Recorded information »
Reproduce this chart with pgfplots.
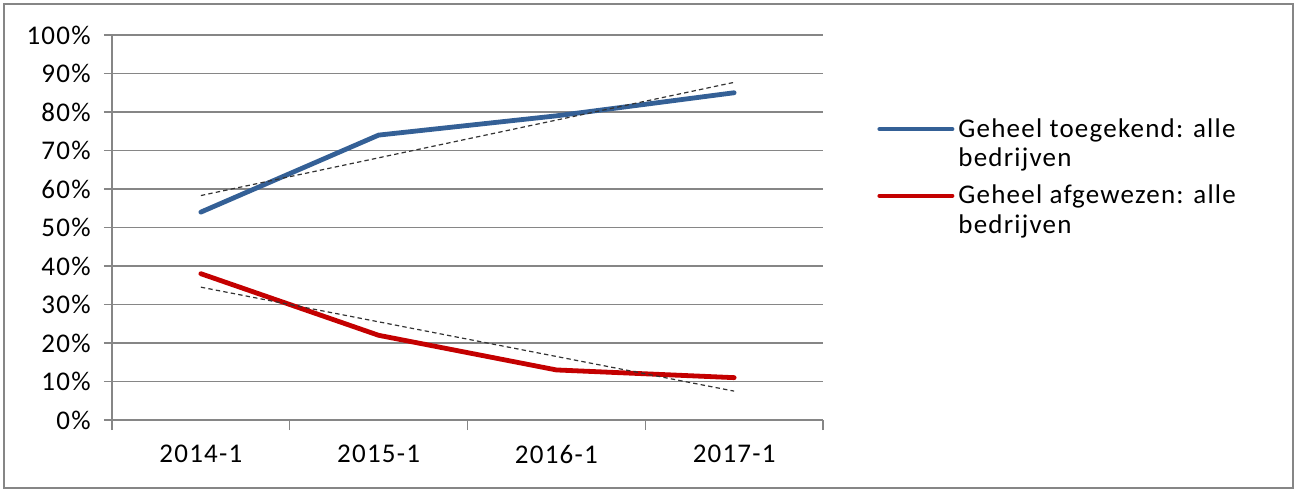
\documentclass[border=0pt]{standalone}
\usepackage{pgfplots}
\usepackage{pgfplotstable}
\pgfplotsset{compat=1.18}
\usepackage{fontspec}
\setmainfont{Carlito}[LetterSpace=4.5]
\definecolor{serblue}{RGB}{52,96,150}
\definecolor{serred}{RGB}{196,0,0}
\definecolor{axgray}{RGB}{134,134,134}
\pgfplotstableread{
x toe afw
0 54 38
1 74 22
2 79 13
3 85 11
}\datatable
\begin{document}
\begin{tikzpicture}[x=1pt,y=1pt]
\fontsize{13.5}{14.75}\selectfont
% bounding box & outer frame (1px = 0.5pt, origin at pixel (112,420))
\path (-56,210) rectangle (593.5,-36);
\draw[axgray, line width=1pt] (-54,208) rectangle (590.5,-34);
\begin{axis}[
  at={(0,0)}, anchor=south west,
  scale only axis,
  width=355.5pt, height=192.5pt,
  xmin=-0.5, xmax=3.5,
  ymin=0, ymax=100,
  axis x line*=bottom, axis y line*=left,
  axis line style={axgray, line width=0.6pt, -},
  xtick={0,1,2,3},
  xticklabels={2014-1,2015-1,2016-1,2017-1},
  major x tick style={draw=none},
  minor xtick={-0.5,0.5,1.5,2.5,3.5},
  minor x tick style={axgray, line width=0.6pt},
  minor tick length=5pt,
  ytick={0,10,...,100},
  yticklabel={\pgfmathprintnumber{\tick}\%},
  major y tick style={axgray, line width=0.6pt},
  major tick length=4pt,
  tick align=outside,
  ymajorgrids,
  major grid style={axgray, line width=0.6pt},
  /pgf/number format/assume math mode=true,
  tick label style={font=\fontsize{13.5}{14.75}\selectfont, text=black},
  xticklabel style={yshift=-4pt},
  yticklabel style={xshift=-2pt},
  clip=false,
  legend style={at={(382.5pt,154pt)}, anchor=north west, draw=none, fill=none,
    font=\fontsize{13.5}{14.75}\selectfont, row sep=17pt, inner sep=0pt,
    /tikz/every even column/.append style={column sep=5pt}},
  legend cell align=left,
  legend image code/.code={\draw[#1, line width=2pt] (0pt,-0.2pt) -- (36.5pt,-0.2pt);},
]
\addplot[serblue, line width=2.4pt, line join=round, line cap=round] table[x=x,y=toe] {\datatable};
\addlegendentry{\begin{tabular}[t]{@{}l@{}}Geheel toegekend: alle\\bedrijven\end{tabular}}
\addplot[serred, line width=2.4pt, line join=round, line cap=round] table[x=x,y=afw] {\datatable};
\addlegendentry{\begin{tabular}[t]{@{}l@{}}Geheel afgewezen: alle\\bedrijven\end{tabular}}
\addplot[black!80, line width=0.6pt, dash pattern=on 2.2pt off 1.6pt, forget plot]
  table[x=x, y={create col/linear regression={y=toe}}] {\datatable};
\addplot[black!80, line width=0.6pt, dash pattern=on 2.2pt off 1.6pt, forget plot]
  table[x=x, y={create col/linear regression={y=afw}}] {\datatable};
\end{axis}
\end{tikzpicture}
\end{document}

Task brief »
Transcribe all the data word for word; the images stay out.

Response »
Reproduce this chart with pgfplots.
\documentclass[border=0pt]{standalone}
\usepackage{pgfplots}
\usepackage{pgfplotstable}
\pgfplotsset{compat=1.18}
\usepackage{fontspec}
\setmainfont{Carlito}[LetterSpace=4.5]
\definecolor{serblue}{RGB}{52,96,150}
\definecolor{serred}{RGB}{196,0,0}
\definecolor{axgray}{RGB}{134,134,134}
\pgfplotstableread{
x toe afw
0 54 38
1 74 22
2 79 13
3 85 11
}\datatable
\begin{document}
\begin{tikzpicture}[x=1pt,y=1pt]
\fontsize{13.5}{14.75}\selectfont
% bounding box & outer frame (1px = 0.5pt, origin at pixel (112,420))
\path (-56,210) rectangle (593.5,-36);
\draw[axgray, line width=1pt] (-54,208) rectangle (590.5,-34);
\begin{axis}[
  at={(0,0)}, anchor=south west,
  scale only axis,
  width=355.5pt, height=192.5pt,
  xmin=-0.5, xmax=3.5,
  ymin=0, ymax=100,
  axis x line*=bottom, axis y line*=left,
  axis line style={axgray, line width=0.6pt, -},
  xtick={0,1,2,3},
  xticklabels={2014-1,2015-1,2016-1,2017-1},
  major x tick style={draw=none},
  minor xtick={-0.5,0.5,1.5,2.5,3.5},
  minor x tick style={axgray, line width=0.6pt},
  minor tick length=5pt,
  ytick={0,10,...,100},
  yticklabel={\pgfmathprintnumber{\tick}\%},
  major y tick style={axgray, line width=0.6pt},
  major tick length=4pt,
  tick align=outside,
  ymajorgrids,
  major grid style={axgray, line width=0.6pt},
  /pgf/number format/assume math mode=true,
  tick label style={font=\fontsize{13.5}{14.75}\selectfont, text=black},
  xticklabel style={yshift=-4pt},
  yticklabel style={xshift=-2pt},
  clip=false,
  legend style={at={(382.5pt,154pt)}, anchor=north west, draw=none, fill=none,
    font=\fontsize{13.5}{14.75}\selectfont, row sep=17pt, inner sep=0pt,
    /tikz/every even column/.append style={column sep=5pt}},
  legend cell align=left,
  legend image code/.code={\draw[#1, line width=2pt] (0pt,-0.2pt) -- (36.5pt,-0.2pt);},
]
\addplot[serblue, line width=2.4pt, line join=round, line cap=round] table[x=x,y=toe] {\datatable};
\addlegendentry{\begin{tabular}[t]{@{}l@{}}Geheel toegekend: alle\\bedrijven\end{tabular}}
\addplot[serred, line width=2.4pt, line join=round, line cap=round] table[x=x,y=afw] {\datatable};
\addlegendentry{\begin{tabular}[t]{@{}l@{}}Geheel afgewezen: alle\\bedrijven\end{tabular}}
\addplot[black!80, line width=0.6pt, dash pattern=on 2.2pt off 1.6pt, forget plot]
  table[x=x, y={create col/linear regression={y=toe}}] {\datatable};
\addplot[black!80, line width=0.6pt, dash pattern=on 2.2pt off 1.6pt, forget plot]
  table[x=x, y={create col/linear regression={y=afw}}] {\datatable};
\end{axis}
\end{tikzpicture}
\end{document}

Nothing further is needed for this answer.